A prominent Crimean Tatar politician has told IBTimes UK that the international community must push for the safeguarding of the Tatar minority facing persecution on the peninsula.

Tuesday (21 March) sees the third anniversary of Vladimir Putin signing a law in which Moscow formally recognised the annexed peninsula as Russian, a status rejected by the EU and the US.

International rights groups, including Amnesty International, have reported how Crimean Tatars, who comprise of around 13% of Crimea's population, have been victims of persecution, arrests and disappearances. The prosecutor general of Crimea has outlawed the traditional assembly of the Tatars, known as the Mejlis, whose deputy chairman Akhtem Chiygoz has been detained.

Three years on, Crimea's first deputy information minister, Emine Dzheppar, and Tatar lobbyists like her, think Russia's engagement in the raging war in the Donbass region, in the fight against Syria as well as Isis, may be shifting the sands of the international community's attitude towards Crimea.

"There has been no freedom of speech. There have been prosecutions, kangaroo court and torture," she said, adding that it was important to counter Kremlin-backed propaganda so as "not to let that Russia convince people that everyone is happy in Crimea".

She also said there can be no backing down on international opposition to Russia's claim on the peninsula.

"We have to continue with non recognition politics. There must be no reconsideration of sanctions and we must create and launch platforms to safeguard and defend the people," Dzheppar said.

"Ukraine is never ready to give up Crimea or to let the Crimean issue slip down the agenda just to trade Donbass or anything else. Crimea will be part of Ukraine and nothing can be bargained in this regard," she told IBTimes UK, after an address at the Chatham House think tank.

Crimean Tatars
A woman holds a Crimean Tatar flag in a ceremony on Independence square in Kiev on May 18, 2016 for the 72nd anniversary of the deportation of the indigenous population of Crimea by the Soviet Union. Getty

So far the international commitment to non-recognition of Crimea as Russian has been strong. The US pledged on 18 March to keep Crimea-related sanctions against Moscow in place with US State Department spokesman, Mark Toner, saying: "The United States again condemns the Russian occupation of Crimea and calls for its immediate end". Also, the European Parliament issued a resolution condemning Ukrainian citizens arbitrarily detained.

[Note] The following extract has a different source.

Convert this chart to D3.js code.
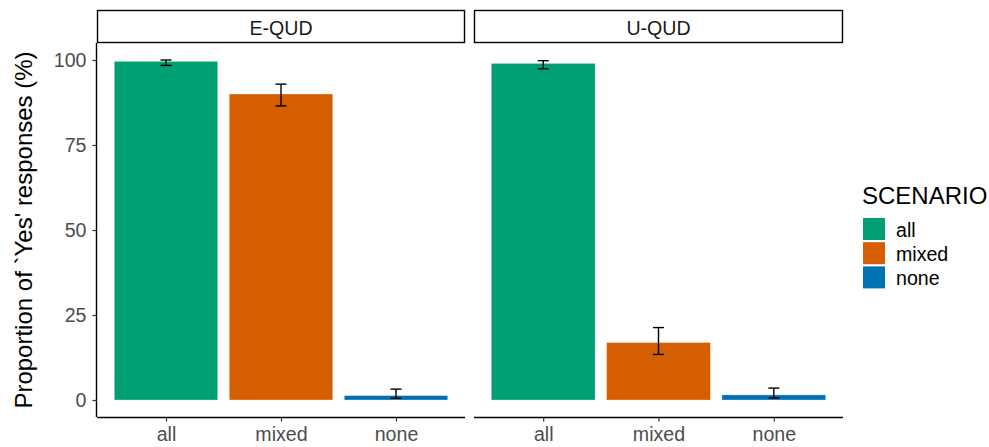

The plight of Crimea's Tatar minority took centre stage in 2016 when the winner of the Eurovision song contest, Jamala, won with her song called 1944, about Stalin's deportation of the Tatars to central Asia, which had a nod to the current status of the predominantly Muslim people who speak a Turkic language.

Jamala Ukraine
Jamala arrived in Ukraine to a hero's welcome after the Crimean Tatar's victory in the 2016 Eurovision song contest Getty

Speculation mounted over whether Russia would send an entry to the contest in 2017. The one chosen to take part, 27-year-old Yuliya Samoylova, from the remote Komi Republic, had controversially performed in Crimea in 2015, thus violating Ukrainian law.

Russia defends the legality of the peninsula annexation as the result of a referendum among the Crimean population with 97% of voters choosing to join Russia. The US and Kiev disputed the validity of the vote.

On 16 March, the Kremlin spokesman Dmitry Peskov said that any deal on Crimea in exchange for the relaxation of Western sanctions is "off the table."

But Emine Dzheppar says that there needs to be a political platform to start discussions about "de-occupation" and protecting Crimean Tatars who are striving to keep their links with Ukraine.

"We are aware that a military scenario is not the best way perhaps and the president of Ukraine says that the political and diplomatic way is the best...There are so many European states that have survived occupation and they know what occupation means and today we are surviving it.

"Without common effort we cannot change the situation. If we had Churchill today I am more than sure that the situation in Crimea would be different, that there would be an attempt not to let Putin take over Crimea and open up the war in Donbass," she said.